• _DIRECTIONS FOR THIS TASK_:
Reproduce the listing word for word, leaving every picture behind.

• _SOURCE MATERIAL_:
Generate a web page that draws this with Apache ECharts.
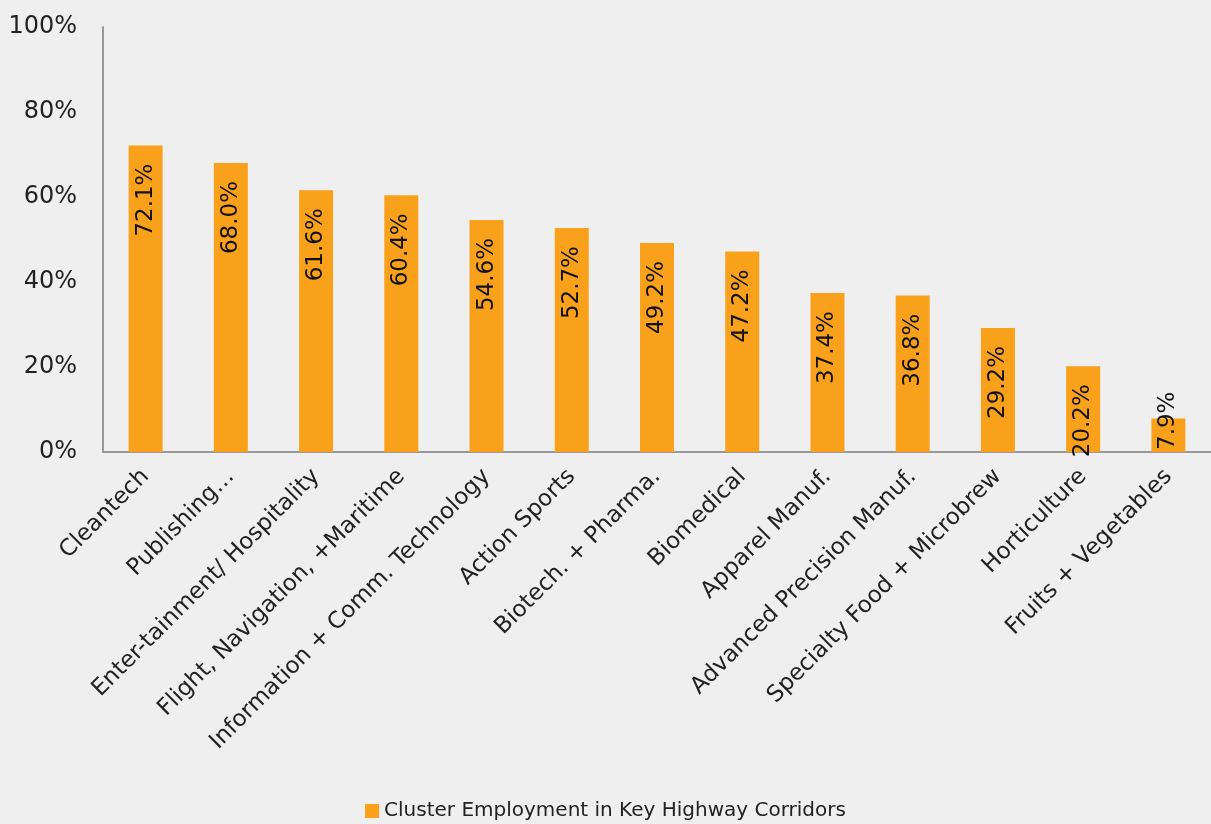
<!DOCTYPE html>
<html>
<head>
<meta charset="utf-8">
<script src="https://cdn.jsdelivr.net/npm/echarts@6/dist/echarts.min.js"></script>
<style>
html,body{margin:0;padding:0;background:#efefef;}
#c{width:1211px;height:824px;}
</style>
</head>
<body>
<div id="c"></div>
<script>
const categories = ["Cleantech","Publishing…","Enter-tainment/ Hospitality","Flight, Navigation, +Maritime","Information + Comm. Technology","Action Sports","Biotech. + Pharma.","Biomedical","Apparel Manuf.","Advanced Precision Manuf.","Specialty Food + Microbrew","Horticulture","Fruits + Vegetables"];
const values = [72.1, 68.0, 61.6, 60.4, 54.6, 52.7, 49.2, 47.2, 37.4, 36.8, 29.2, 20.2, 7.9];
const yTicks = [0, 20, 40, 60, 80, 100];
const seriesName = "Cluster Employment in Key Highway Corridors";

const FONT = "DejaVu Sans";
const chart = echarts.init(document.getElementById('c'), null, {renderer: 'canvas'});
const data = values.map(function (v) {
  if (v < 12) {
    return {value: v, label: {position: 'insideBottom', align: 'left', distance: 2}};
  }
  return {value: v};
});
chart.setOption({
  backgroundColor: '#efefef',
  animation: false,
  grid: {left: 103, top: 27, width: 1116, bottom: 372, containLabel: false},
  legend: {
    bottom: -2, left: 'center',
    data: [seriesName],
    icon: 'rect', itemWidth: 14, itemHeight: 14, itemGap: 4,
    textStyle: {fontFamily: FONT, fontSize: 20, color: '#222'}
  },
  xAxis: {
    type: 'category', data: categories,
    axisLine: {show: true, lineStyle: {color: '#999', width: 2}},
    axisTick: {show: false},
    axisLabel: {rotate: 45, interval: 0, margin: 21, fontFamily: FONT, fontSize: 23, color: '#222'}
  },
  yAxis: {
    type: 'value', min: yTicks[0], max: yTicks[yTicks.length - 1], interval: 20,
    axisLine: {show: true, lineStyle: {color: '#999', width: 2}},
    axisTick: {show: false},
    splitLine: {show: false},
    axisLabel: {formatter: '{value}%', margin: 26, fontFamily: FONT, fontSize: 24, color: '#222'}
  },
  series: [{
    name: seriesName,
    type: 'bar',
    data: data,
    barWidth: 34,
    itemStyle: {color: '#f9a11b'},
    label: {
      show: true, position: 'insideTop', distance: 18, rotate: 90,
      align: 'right', verticalAlign: 'middle',
      fontFamily: FONT, fontSize: 23, color: '#111',
      formatter: function (p) { return p.value.toFixed(1) + '%'; }
    }
  }]
});
</script>
</body>
</html>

• _EXPECTED ANSWER_:
Generate a web page that draws this with Apache ECharts.
<!DOCTYPE html>
<html>
<head>
<meta charset="utf-8">
<script src="https://cdn.jsdelivr.net/npm/echarts@6/dist/echarts.min.js"></script>
<style>
html,body{margin:0;padding:0;background:#efefef;}
#c{width:1211px;height:824px;}
</style>
</head>
<body>
<div id="c"></div>
<script>
const categories = ["Cleantech","Publishing…","Enter-tainment/ Hospitality","Flight, Navigation, +Maritime","Information + Comm. Technology","Action Sports","Biotech. + Pharma.","Biomedical","Apparel Manuf.","Advanced Precision Manuf.","Specialty Food + Microbrew","Horticulture","Fruits + Vegetables"];
const values = [72.1, 68.0, 61.6, 60.4, 54.6, 52.7, 49.2, 47.2, 37.4, 36.8, 29.2, 20.2, 7.9];
const yTicks = [0, 20, 40, 60, 80, 100];
const seriesName = "Cluster Employment in Key Highway Corridors";

const FONT = "DejaVu Sans";
const chart = echarts.init(document.getElementById('c'), null, {renderer: 'canvas'});
const data = values.map(function (v) {
  if (v < 12) {
    return {value: v, label: {position: 'insideBottom', align: 'left', distance: 2}};
  }
  return {value: v};
});
chart.setOption({
  backgroundColor: '#efefef',
  animation: false,
  grid: {left: 103, top: 27, width: 1116, bottom: 372, containLabel: false},
  legend: {
    bottom: -2, left: 'center',
    data: [seriesName],
    icon: 'rect', itemWidth: 14, itemHeight: 14, itemGap: 4,
    textStyle: {fontFamily: FONT, fontSize: 20, color: '#222'}
  },
  xAxis: {
    type: 'category', data: categories,
    axisLine: {show: true, lineStyle: {color: '#999', width: 2}},
    axisTick: {show: false},
    axisLabel: {rotate: 45, interval: 0, margin: 21, fontFamily: FONT, fontSize: 23, color: '#222'}
  },
  yAxis: {
    type: 'value', min: yTicks[0], max: yTicks[yTicks.length - 1], interval: 20,
    axisLine: {show: true, lineStyle: {color: '#999', width: 2}},
    axisTick: {show: false},
    splitLine: {show: false},
    axisLabel: {formatter: '{value}%', margin: 26, fontFamily: FONT, fontSize: 24, color: '#222'}
  },
  series: [{
    name: seriesName,
    type: 'bar',
    data: data,
    barWidth: 34,
    itemStyle: {color: '#f9a11b'},
    label: {
      show: true, position: 'insideTop', distance: 18, rotate: 90,
      align: 'right', verticalAlign: 'middle',
      fontFamily: FONT, fontSize: 23, color: '#111',
      formatter: function (p) { return p.value.toFixed(1) + '%'; }
    }
  }]
});
</script>
</body>
</html>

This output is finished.